Since I had already started out the day at a museum, I decided to visit two more: the Chocolate Museum and the museum about the city. I enjoyed the chocolate demonstration at the chocolate museum and they had quite a few cool chocolate sculptures. The city museum had a lot of old stuff, but I most enjoyed the models of the city before it was destroyed and rebuilt. Then, on the top level of the museum they had all of the costumes for the Manneken Pis and a video of people's reactions to the fountain, which just confirmed to me how ludicrous the fountain's popularity is. A security guard walked by as I was watching, and we exchanged an 'isn't this ridiculous' look that made me feel that I'm not alone.
I then stopped at a little waffle restaurant to get my third waffle of the trip. There was a woman working alone, and she seemed to want to be so precise and make everything just perfectly. She was concerned about asking all of the people whether they liked the food, and was sad if they said they didn't. When it got a bit busy, it seemed like she was going a bit out of her mind, but she was trying to seem like she was keeping her cool. When it was my turn to pay, she asked if I liked the waffle, and she told me that she wasn't sure since I have such a 'happy face' that she didn't think that I would tell her if I didn't like it.
After the waffle, I wandered through a ton of stores and tried to go to a few of the recommended spots in my young traveller's map, but most of them I couldn't find and it didn't seem worth trying to find (a urinal on the side of a church, for example). I ended up buying my traditional playing cards from a store run by an Indian man, and he told me in French the equivalent of "Don't you see anything else you like? I have lots of beautiful things for a beautiful girl, and I can give you a discount." When I just said no thanks, he countered with the exact same in English, and again I had to just say, Thanks, but no, but it made me smile that he used that 'beautiful things for a beautiful girl' expression. I decided to try to go to the Porte de Halle, a building from the old city, but by the time I got there it was closed for the day.

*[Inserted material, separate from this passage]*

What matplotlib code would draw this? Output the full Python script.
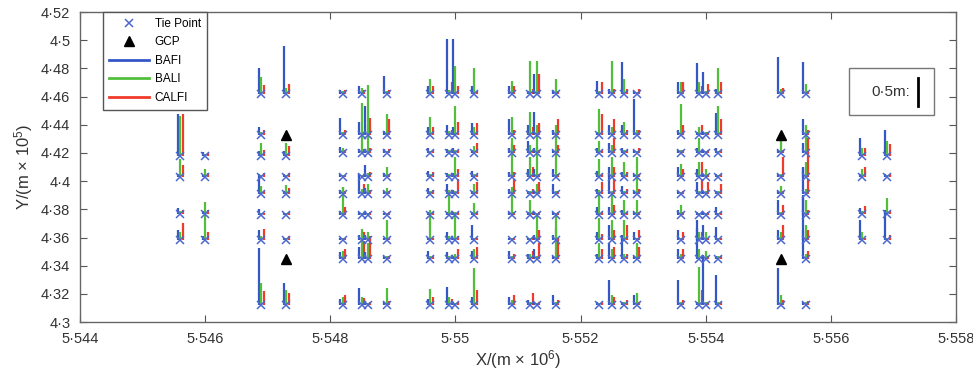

That night I tried a Thai restaurant down the street from my hostel, and it was delicious! I was the first customer of the night, and by the time I left several others had come in, but I was shocked that every single group that came in was speaking English. Maybe it's just a place with more tourists...
The next morning I grabbed a bottle of fresh squeezed orange juice from a tiny grocery store, and just spent the day going into stores and buying chocolate. I grabbed lunch at a tourist trap in the main square, but the vegetarian lasagna was great! I walked to the train station and finished the trip by getting a final waffle from Haagen Daas, and then it was time to go back to Paris.